Es muy posible que, en aquellos días, muchos asturianos no sangrasen tanto y estuvieran más preocupados por el alcance y rumbo de la Transición, o de las huelgas del transporte y la hostelería que en esos días se desarrollaban. Pero también es verdad que prendió la crítica por el escaso cuidado y protección que hasta entonces tenía el tesoro catedralicio y que los asturianos salieron a la calle para exigir su recuperación y preservación. Entre 4.000 y 6.000 personas recorrieron Oviedo el 18 de agosto en una manifestación convocada por la Plataforma para la Defensa del Patrimonio Cultural y Artístico constituida a tal efecto. Ramón Cavanilles, presidente de la Asociación de Amigos de la Catedral, leyó el comunicado.
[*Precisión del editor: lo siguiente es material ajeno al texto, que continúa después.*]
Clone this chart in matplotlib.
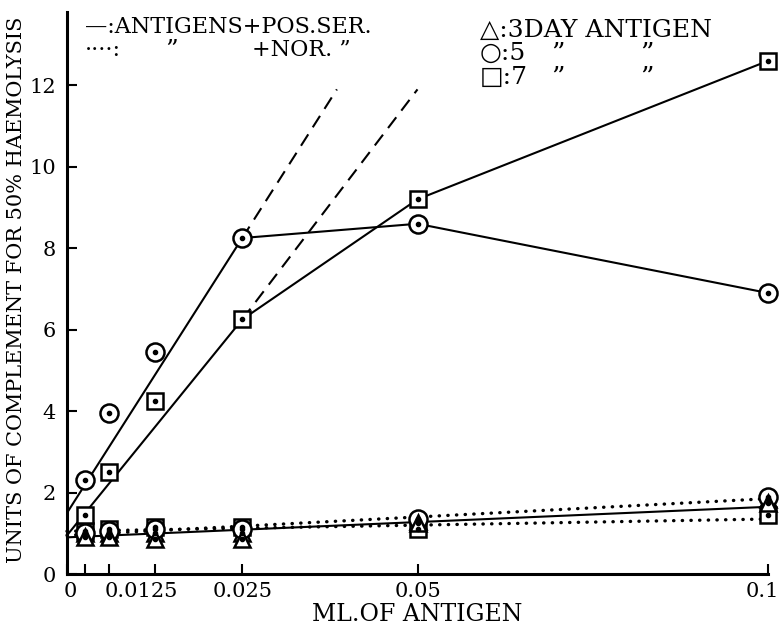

Dijo que lo que se había destruido era "la entraña misma de la asturianía, reflejada en unas joyas hechas en Asturias en el periodo en el que el genio asturiano alcanzó su plenitud". Dijo, y debía ser porque la autonomía estaba cociéndose, que las joyas habían nacido "cuando Asturias dejó de ser un conglomerado de tribus para formar un verdadero estado". Dijo Cavanilles que tras aquel glorioso momento se inició "la decadencia del país (léase Asturias), que ya no volverá a dar pruebas de su espíritu creador a lo largo del último milenio". Era por tanto el momento de "alzarse" contra un declive secular. De paso, se reclamó "el derecho de autogobierno que piden los demás pueblos del Estado español" y luego, obviamente, se cantó el "Asturias, patria querida", que aún no era el "himnu cimeru", como escribe Gracia Noriega. Aquel acto fue la primera y la última vez que los asturianos se movilizaron de forma masiva en defensa del patrimonio Prerrománico, su gran hecho diferencial. Desde el punto de vista político, la protesta también fue una rareza. En sus memorias de la Transición, publicadas en este periódico, Gracia Noriega subraya que fue el primer acto público en el que convergieron las más variadas fuerzas políticas. "Los de Falange llevaban la bandera más grande que encontraron, pero, sobre todo, abundaban las banderas rojas y hasta alguna ikurriña", escribe el autor llanisco. Nadie como él ha descrito la paradójica, y hasta cómica, fuerza de los símbolos ultrajados: "Aquel acto parecía una imaginación de Chesterton: ante una Catedral gótica ondeaban banderas rojas como protesta por el robo de unas cruces". Así es Asturias.